##### Collected material #####

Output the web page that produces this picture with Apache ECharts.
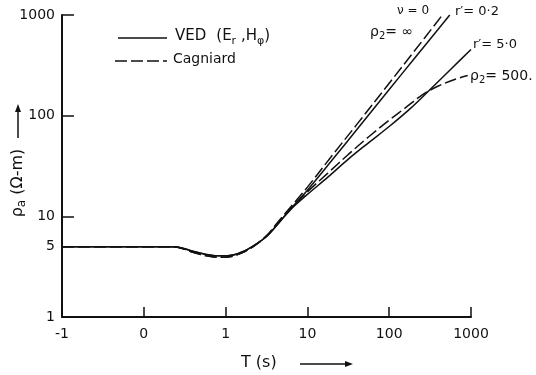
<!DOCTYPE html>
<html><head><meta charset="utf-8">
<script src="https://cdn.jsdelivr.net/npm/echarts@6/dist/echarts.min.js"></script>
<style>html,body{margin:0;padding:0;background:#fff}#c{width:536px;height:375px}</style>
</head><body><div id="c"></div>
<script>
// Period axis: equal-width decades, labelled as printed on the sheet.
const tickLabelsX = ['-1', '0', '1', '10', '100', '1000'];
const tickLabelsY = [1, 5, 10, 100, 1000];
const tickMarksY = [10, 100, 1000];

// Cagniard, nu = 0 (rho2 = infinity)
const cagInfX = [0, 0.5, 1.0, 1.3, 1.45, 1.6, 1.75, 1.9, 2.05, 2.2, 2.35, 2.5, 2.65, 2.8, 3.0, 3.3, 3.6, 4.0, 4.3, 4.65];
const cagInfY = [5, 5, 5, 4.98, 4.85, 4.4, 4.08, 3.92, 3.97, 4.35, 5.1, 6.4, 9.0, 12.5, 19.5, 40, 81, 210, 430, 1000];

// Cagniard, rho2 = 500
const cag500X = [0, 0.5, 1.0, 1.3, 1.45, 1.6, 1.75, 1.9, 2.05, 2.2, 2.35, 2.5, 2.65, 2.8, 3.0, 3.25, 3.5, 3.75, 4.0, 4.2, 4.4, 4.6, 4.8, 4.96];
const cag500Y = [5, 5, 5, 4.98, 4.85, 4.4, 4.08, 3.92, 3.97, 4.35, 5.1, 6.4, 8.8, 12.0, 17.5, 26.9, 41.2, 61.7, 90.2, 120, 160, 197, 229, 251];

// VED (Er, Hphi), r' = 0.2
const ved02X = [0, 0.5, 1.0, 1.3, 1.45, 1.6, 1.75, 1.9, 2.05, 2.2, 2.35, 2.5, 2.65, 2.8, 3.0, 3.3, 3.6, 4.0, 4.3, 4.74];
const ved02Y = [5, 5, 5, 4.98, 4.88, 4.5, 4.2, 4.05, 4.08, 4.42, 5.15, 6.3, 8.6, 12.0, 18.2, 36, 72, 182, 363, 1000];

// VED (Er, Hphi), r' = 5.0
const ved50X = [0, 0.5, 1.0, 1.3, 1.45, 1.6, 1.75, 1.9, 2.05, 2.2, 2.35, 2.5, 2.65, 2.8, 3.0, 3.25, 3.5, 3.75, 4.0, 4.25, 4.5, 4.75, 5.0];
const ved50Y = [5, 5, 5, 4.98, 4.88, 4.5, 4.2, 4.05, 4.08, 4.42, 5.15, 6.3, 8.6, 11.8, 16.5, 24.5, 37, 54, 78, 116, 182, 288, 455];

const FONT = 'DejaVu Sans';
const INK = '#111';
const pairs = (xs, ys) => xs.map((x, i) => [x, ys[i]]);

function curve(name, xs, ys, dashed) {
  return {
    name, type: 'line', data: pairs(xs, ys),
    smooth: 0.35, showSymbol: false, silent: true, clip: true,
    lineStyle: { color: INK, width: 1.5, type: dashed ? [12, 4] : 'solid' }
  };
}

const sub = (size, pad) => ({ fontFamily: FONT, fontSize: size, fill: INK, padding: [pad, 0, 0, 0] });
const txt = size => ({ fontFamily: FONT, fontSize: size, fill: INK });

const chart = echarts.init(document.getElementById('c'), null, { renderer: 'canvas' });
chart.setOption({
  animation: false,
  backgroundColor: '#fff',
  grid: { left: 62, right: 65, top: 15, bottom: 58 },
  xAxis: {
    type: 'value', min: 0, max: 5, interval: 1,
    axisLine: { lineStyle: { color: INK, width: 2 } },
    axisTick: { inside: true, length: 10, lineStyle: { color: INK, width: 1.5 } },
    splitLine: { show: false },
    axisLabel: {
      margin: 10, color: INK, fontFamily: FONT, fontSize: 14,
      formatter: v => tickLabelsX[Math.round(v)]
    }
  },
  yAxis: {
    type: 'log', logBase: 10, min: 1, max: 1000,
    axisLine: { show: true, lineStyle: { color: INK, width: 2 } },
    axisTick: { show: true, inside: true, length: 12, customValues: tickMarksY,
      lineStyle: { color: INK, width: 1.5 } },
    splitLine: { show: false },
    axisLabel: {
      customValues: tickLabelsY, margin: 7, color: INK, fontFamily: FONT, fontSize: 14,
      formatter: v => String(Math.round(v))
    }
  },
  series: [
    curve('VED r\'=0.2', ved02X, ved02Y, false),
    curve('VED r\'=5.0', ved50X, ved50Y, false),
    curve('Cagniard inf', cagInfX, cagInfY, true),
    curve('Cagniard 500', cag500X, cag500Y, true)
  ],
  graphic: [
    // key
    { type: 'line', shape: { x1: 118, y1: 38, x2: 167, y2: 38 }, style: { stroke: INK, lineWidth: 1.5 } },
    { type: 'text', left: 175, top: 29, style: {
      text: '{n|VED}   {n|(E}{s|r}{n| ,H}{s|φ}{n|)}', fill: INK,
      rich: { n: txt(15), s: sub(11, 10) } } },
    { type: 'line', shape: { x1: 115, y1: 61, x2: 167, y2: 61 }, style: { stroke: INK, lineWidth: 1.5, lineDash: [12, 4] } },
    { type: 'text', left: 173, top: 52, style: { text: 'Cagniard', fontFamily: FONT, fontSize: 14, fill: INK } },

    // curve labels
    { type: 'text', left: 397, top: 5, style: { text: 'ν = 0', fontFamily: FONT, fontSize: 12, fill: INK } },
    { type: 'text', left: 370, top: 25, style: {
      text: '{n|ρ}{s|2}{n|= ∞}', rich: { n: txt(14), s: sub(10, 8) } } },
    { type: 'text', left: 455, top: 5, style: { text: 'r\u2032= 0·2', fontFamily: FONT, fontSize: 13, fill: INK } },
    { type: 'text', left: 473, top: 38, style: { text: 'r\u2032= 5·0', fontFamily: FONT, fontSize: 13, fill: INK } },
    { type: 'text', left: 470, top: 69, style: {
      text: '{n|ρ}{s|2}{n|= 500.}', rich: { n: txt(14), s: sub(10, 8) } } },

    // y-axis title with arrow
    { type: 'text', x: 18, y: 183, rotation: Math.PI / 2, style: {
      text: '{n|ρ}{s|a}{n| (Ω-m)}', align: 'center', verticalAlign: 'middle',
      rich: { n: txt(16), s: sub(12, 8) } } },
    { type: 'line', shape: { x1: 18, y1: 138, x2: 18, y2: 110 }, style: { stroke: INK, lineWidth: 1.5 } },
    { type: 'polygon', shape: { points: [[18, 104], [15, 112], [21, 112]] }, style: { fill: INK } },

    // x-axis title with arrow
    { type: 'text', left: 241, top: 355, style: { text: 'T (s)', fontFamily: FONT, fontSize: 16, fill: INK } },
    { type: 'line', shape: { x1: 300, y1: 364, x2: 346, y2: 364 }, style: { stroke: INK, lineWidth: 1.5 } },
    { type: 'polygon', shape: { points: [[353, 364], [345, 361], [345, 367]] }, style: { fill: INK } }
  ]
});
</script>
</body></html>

#####

From the opening line of the listing above through the line bearing "197, 229, 251];", repeat each line exactly. Drop every picture.

Worked answer —
Output the web page that produces this picture with Apache ECharts.
<!DOCTYPE html>
<html><head><meta charset="utf-8">
<script src="https://cdn.jsdelivr.net/npm/echarts@6/dist/echarts.min.js"></script>
<style>html,body{margin:0;padding:0;background:#fff}#c{width:536px;height:375px}</style>
</head><body><div id="c"></div>
<script>
// Period axis: equal-width decades, labelled as printed on the sheet.
const tickLabelsX = ['-1', '0', '1', '10', '100', '1000'];
const tickLabelsY = [1, 5, 10, 100, 1000];
const tickMarksY = [10, 100, 1000];

// Cagniard, nu = 0 (rho2 = infinity)
const cagInfX = [0, 0.5, 1.0, 1.3, 1.45, 1.6, 1.75, 1.9, 2.05, 2.2, 2.35, 2.5, 2.65, 2.8, 3.0, 3.3, 3.6, 4.0, 4.3, 4.65];
const cagInfY = [5, 5, 5, 4.98, 4.85, 4.4, 4.08, 3.92, 3.97, 4.35, 5.1, 6.4, 9.0, 12.5, 19.5, 40, 81, 210, 430, 1000];

// Cagniard, rho2 = 500
const cag500X = [0, 0.5, 1.0, 1.3, 1.45, 1.6, 1.75, 1.9, 2.05, 2.2, 2.35, 2.5, 2.65, 2.8, 3.0, 3.25, 3.5, 3.75, 4.0, 4.2, 4.4, 4.6, 4.8, 4.96];
const cag500Y = [5, 5, 5, 4.98, 4.85, 4.4, 4.08, 3.92, 3.97, 4.35, 5.1, 6.4, 8.8, 12.0, 17.5, 26.9, 41.2, 61.7, 90.2, 120, 160, 197, 229, 251];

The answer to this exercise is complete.